A trial court erred in allowing evidence of a defendant’s alleged prior bad acts at his child molestation jury trial, but based on other corroborating evidence, the admission was harmless, the Indiana Court of Appeals ruled Wednesday.
The appellate panel affirmed a Class B felony conviction and 15-year sentence in Thomas E. Stettler v. State of Indiana, 18A04-1607-CR-1638.
Thomas Stettler, then 18 years old, was accused of molesting a 12-year-old victim in 2012. A jury convicted him after hearing testimony from the victim that included her recounting allegations of Stettler’s prior molestations. The state argued the evidence was admissible under the “plan” elements of Trial Rule 404(b), but Stettler argued the testimony was highly inflammatory and impermissible under the rule.
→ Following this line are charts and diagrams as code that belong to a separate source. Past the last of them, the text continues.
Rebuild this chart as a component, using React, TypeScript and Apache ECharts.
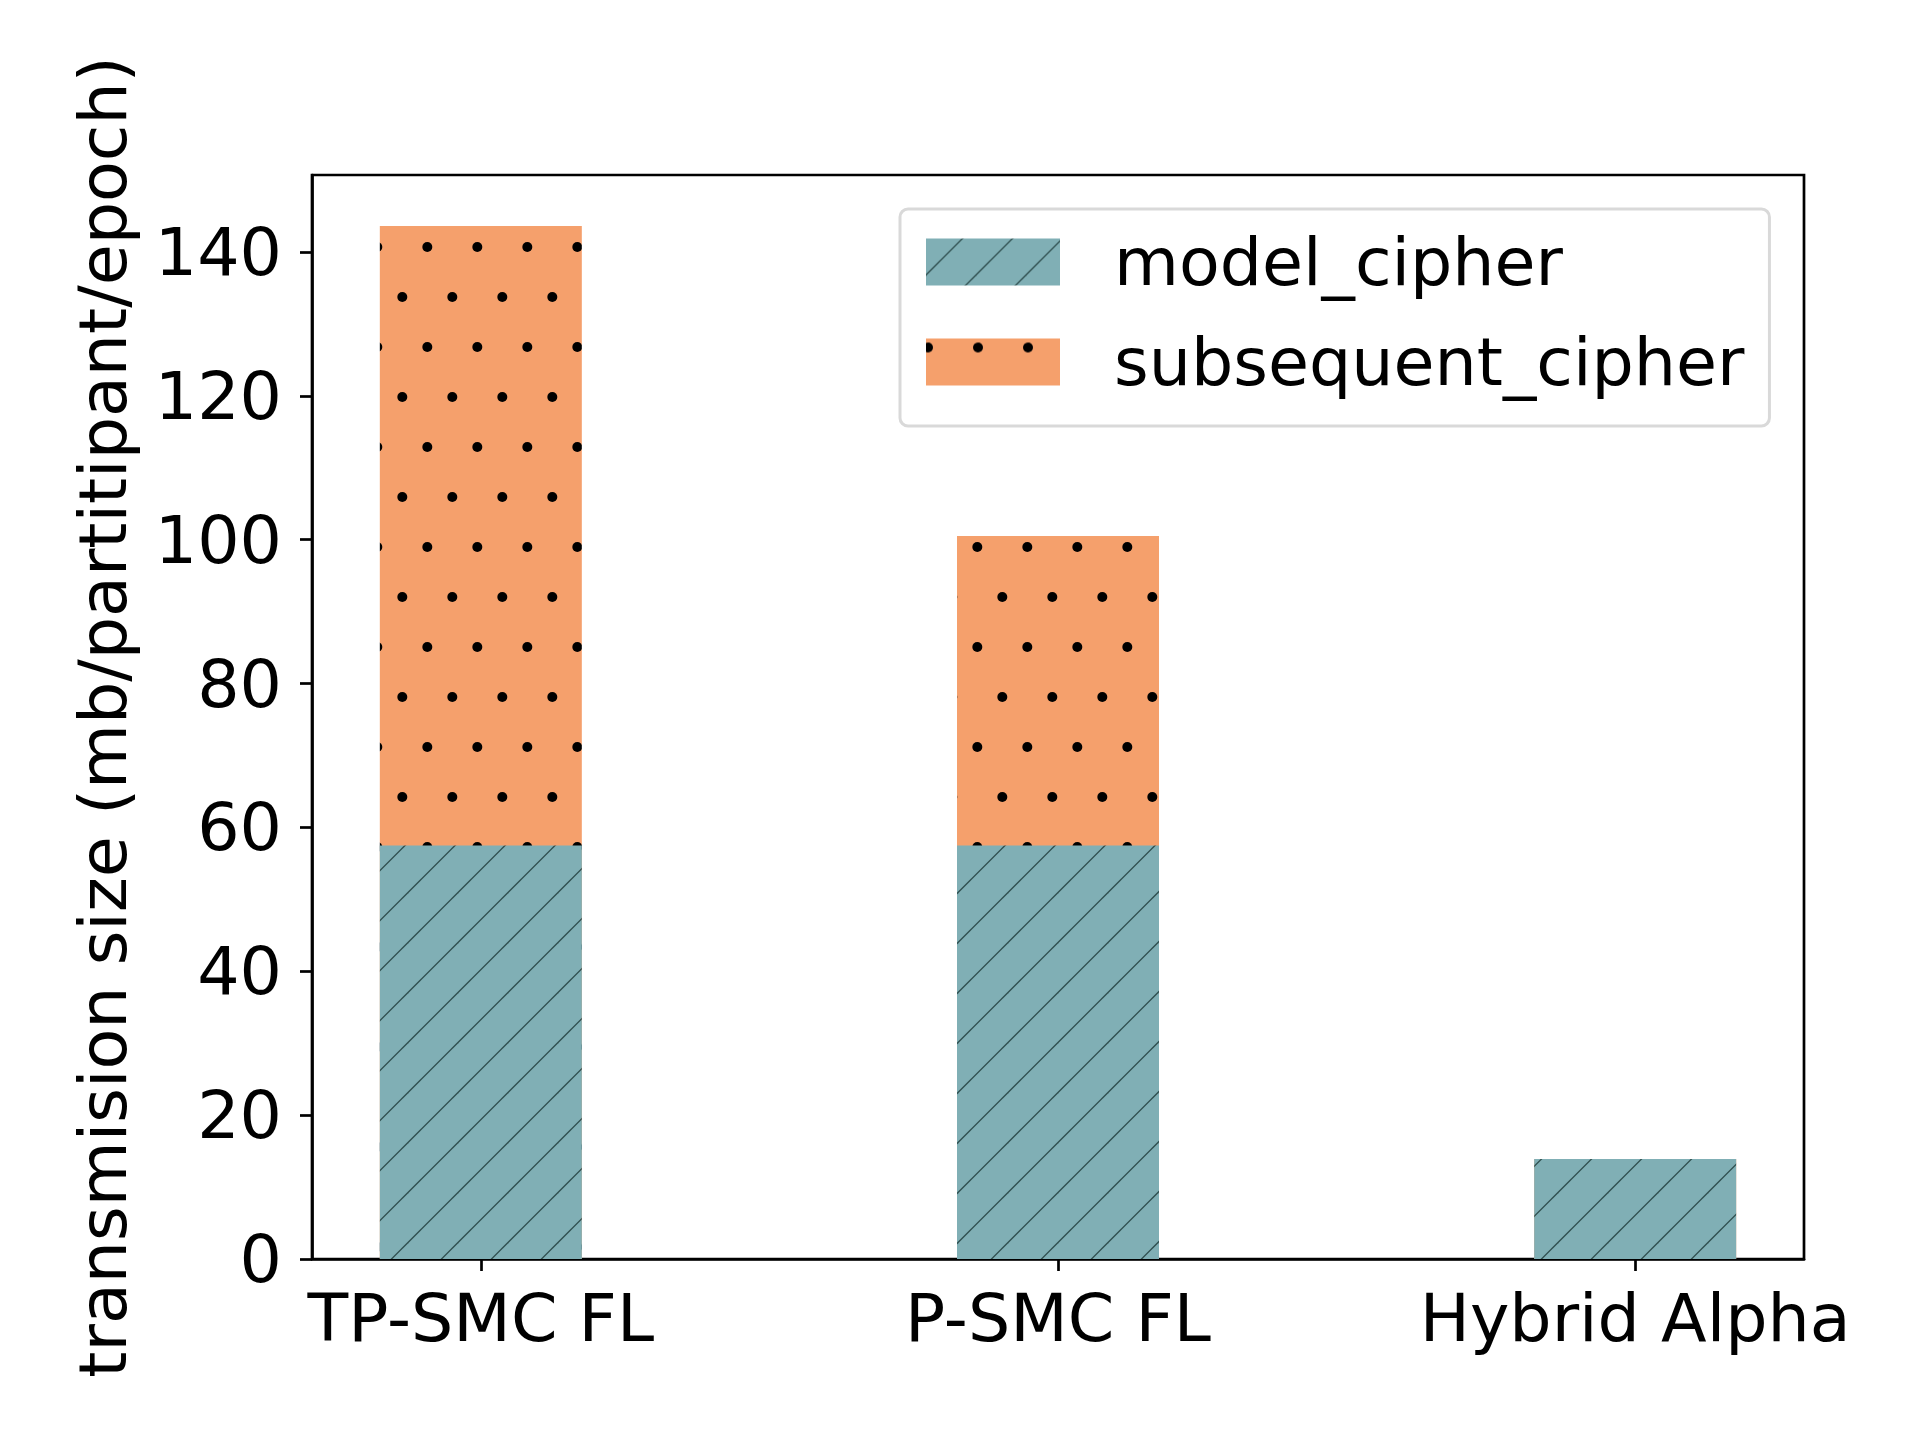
import React, { useEffect, useRef } from "react";
import * as echarts from "echarts";

const categories = ["TP-SMC FL", "P-SMC FL", "Hybrid Alpha"];
const seriesNames = ["model_cipher", "subsequent_cipher"];
const modelCipher = [57.5, 57.5, 13.9];
const subsequentCipher = [86.1, 43.0, 0];
const yTicks = [0, 20, 40, 60, 80, 100, 120, 140];
const xPositions = [0, 1, 2];

const FONT = "DejaVu Sans";
const FS = 66.67;
const TEAL = "#80AFB5";
const ORANGE = "#F5A06C";

function svgUrl(svg: string) {
  return "data:image/svg+xml;charset=utf-8," + encodeURIComponent(svg);
}

function hatchPattern(phase: number) {
  const cs = [phase - 50, phase, phase + 50];
  const lines = cs
    .map(
      (c) =>
        `<line x1="-10" y1="${c + 10}" x2="${c + 10}" y2="-10" stroke="#2F4F4F" stroke-width="1.3"/>`
    )
    .join("");
  const svg = `<svg xmlns="http://www.w3.org/2000/svg" width="50" height="50" viewBox="0 0 50 50"><rect width="50" height="50" fill="${TEAL}"/>${lines}</svg>`;
  return { image: svgUrl(svg), repeat: "repeat", imageWidth: 50, imageHeight: 50 };
}

function dotPattern(dx: number, dy: number) {
  const pts = [
    [dx, dy],
    [dx + 50, dy],
    [dx - 50, dy],
    [dx + 25, dy + 50],
    [dx - 25, dy + 50],
  ];
  const circles = pts
    .map(([x, y]) => `<circle cx="${x}" cy="${y}" r="5" fill="#000"/>`)
    .join("");
  const svg = `<svg xmlns="http://www.w3.org/2000/svg" width="50" height="100" viewBox="0 0 50 100"><rect width="50" height="100" fill="${ORANGE}"/>${circles}</svg>`;
  return { image: svgUrl(svg), repeat: "repeat", imageWidth: 50, imageHeight: 100 };
}

export default function App() {
  const ref = useRef<HTMLDivElement>(null);
  useEffect(() => {
    if (!ref.current) return;
    const chart = echarts.init(ref.current, null, { renderer: "svg" });
    const barHatch = hatchPattern(34.5);
    const barDots = dotPattern(19.3, 39);
    const legendHatch = hatchPattern(36.5);
    const legendDots = dotPattern(2, 9);
    const totals = modelCipher.map((m, i) => m + subsequentCipher[i]);
    chart.setOption({
      animation: false,
      backgroundColor: "#fff",
      grid: {
        left: 304,
        top: 167,
        width: 1492,
        height: 1084,
        show: true,
        borderColor: "#000",
        borderWidth: 2.7,
        backgroundColor: "transparent",
      },
      legend: {
        orient: "vertical",
        left: 892,
        top: 201,
        icon: "rect",
        itemWidth: 134,
        itemHeight: 47,
        itemGap: 20,
        padding: [13, 25, 24, 26],
        backgroundColor: "rgba(255,255,255,0.8)",
        borderColor: "#d9d9d9",
        borderWidth: 3,
        borderRadius: 8,
        textStyle: {
          fontFamily: FONT,
          fontSize: FS,
          color: "#000",
          lineHeight: 80,
          padding: [0, 0, 0, 49],
        },
        data: [
          { name: seriesNames[0], itemStyle: { color: legendHatch } },
          { name: seriesNames[1], itemStyle: { color: legendDots } },
        ],
      },
      xAxis: {
        type: "value",
        min: -0.2925,
        max: 2.2925,
        splitLine: { show: false },
        axisLine: { show: true, onZero: false, lineStyle: { color: "#000", width: 2.7 } },
        axisTick: {
          show: true,
          customValues: xPositions,
          length: 12,
          lineStyle: { color: "#000", width: 2.7 },
        },
        axisLabel: {
          customValues: xPositions,
          formatter: (v: number) => categories[Math.round(v)] ?? "",
          fontFamily: FONT,
          fontSize: FS,
          color: "#000",
          margin: 25,
        },
      },
      yAxis: {
        type: "value",
        min: 0,
        max: 150.7,
        interval: 20,
        name: "transmision size (mb/partitipant/epoch)",
        nameLocation: "middle",
        nameGap: 176,
        nameTextStyle: { fontFamily: FONT, fontSize: FS, color: "#000" },
        splitLine: { show: false },
        axisLine: { show: true, onZero: false, lineStyle: { color: "#000", width: 2.7 } },
        axisTick: {
          show: true,
          customValues: yTicks,
          length: 12,
          lineStyle: { color: "#000", width: 2.7 },
        },
        axisLabel: {
          customValues: yTicks,
          fontFamily: FONT,
          fontSize: FS,
          color: "#000",
          margin: 30,
        },
      },
      series: [
        {
          name: seriesNames[1],
          type: "bar",
          barWidth: 202,
          barGap: "-100%",
          itemStyle: { color: barDots, borderWidth: 0 },
          data: xPositions.map((x, i) => [x, totals[i]]),
        },
        {
          name: seriesNames[0],
          type: "bar",
          barWidth: 202,
          barGap: "-100%",
          itemStyle: { color: barHatch, borderWidth: 0 },
          data: xPositions.map((x, i) => [x, modelCipher[i]]),
        },
      ],
    });
    return () => chart.dispose();
  }, []);
  return <div ref={ref} style={{ width: 1905, height: 1422 }} />;
}
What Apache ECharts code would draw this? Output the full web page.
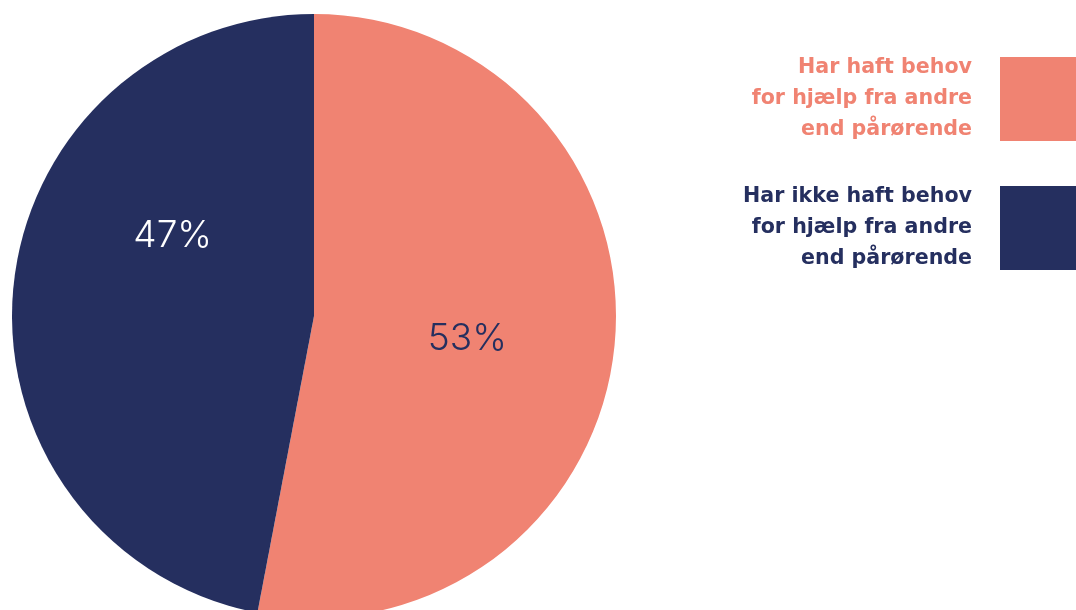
<!DOCTYPE html>
<html>
<head>
<meta charset="utf-8">
<script src="https://cdn.jsdelivr.net/npm/echarts@6/dist/echarts.min.js"></script>
<style>
  html, body { margin: 0; padding: 0; background: #fff; }
  #chart { width: 1076px; height: 610px; }
</style>
</head>
<body>
<div id="chart"></div>
<script>
const categories = [
  "Har haft behov\nfor hjælp fra andre\nend pårørende",
  "Har ikke haft behov\nfor hjælp fra andre\nend pårørende",
];
const values = [53, 47];
const colors = ["#F08372", "#252F5F"];
const labelColors = ["#252F5F", "#FFFFFF"];

// labels are placed by hand in the original, nudge them from the default spot
const labelOffsets = [[0, 8], [12, -66]];

const chart = echarts.init(document.getElementById("chart"));

chart.setOption({
  animation: false,
  legend: {
    orient: "vertical",
    right: 0,
    top: 47.5,
    padding: 0,
    icon: "rect",
    itemWidth: 76,
    itemHeight: 84,
    itemGap: 26,
    align: "right",
    selectedMode: false,
    data: categories.map((name, i) => ({
      name: name,
      textStyle: {
        color: colors[i],
        fontFamily: "DejaVu Sans",
        fontWeight: "bold",
        fontSize: 20.6,
        lineHeight: 31,
        padding: [10, 23, 0, 0],
      },
    })),
  },
  series: [
    {
      type: "pie",
      center: [314, 316],
      radius: 302,
      startAngle: 90,
      clockwise: true,
      label: {
        show: true,
        position: "inside",
        formatter: "{c}%",
        fontFamily: "Inter",
        fontWeight: 300,
        fontSize: 37,
      },
      labelLine: { show: false },
      emphasis: { disabled: true },
      data: categories.map((name, i) => ({
        name: name,
        value: values[i],
        itemStyle: { color: colors[i] },
        label: { color: labelColors[i], offset: labelOffsets[i] },
      })),
    },
  ],
});
</script>
</body>
</html>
The panel found this testimony inadmissible, but didn’t reverse Stettler’s conviction because it ruled his substantial rights were not affected. The victim’s “testimony concerning Stettler’s treatment of her, including buying her presents and giving her money for skating and other activities, was corroborated in Stettler’s recorded interview with police,” who testified this behavior was characteristic of “grooming” a victim.
“And when asked in his interview with police what he would say to (the victim), Stettler responded that he would say, ‘I’m sorry,’” Judge L. Mark Bailey wrote for the panel. “In light of the foregoing, we conclude that any error in the trial court’s admission of impermissible evidence concerning prior bad acts was harmless.”
The panel also rejected Stettler’s arguments of prosecutorial misconduct during closing arguments.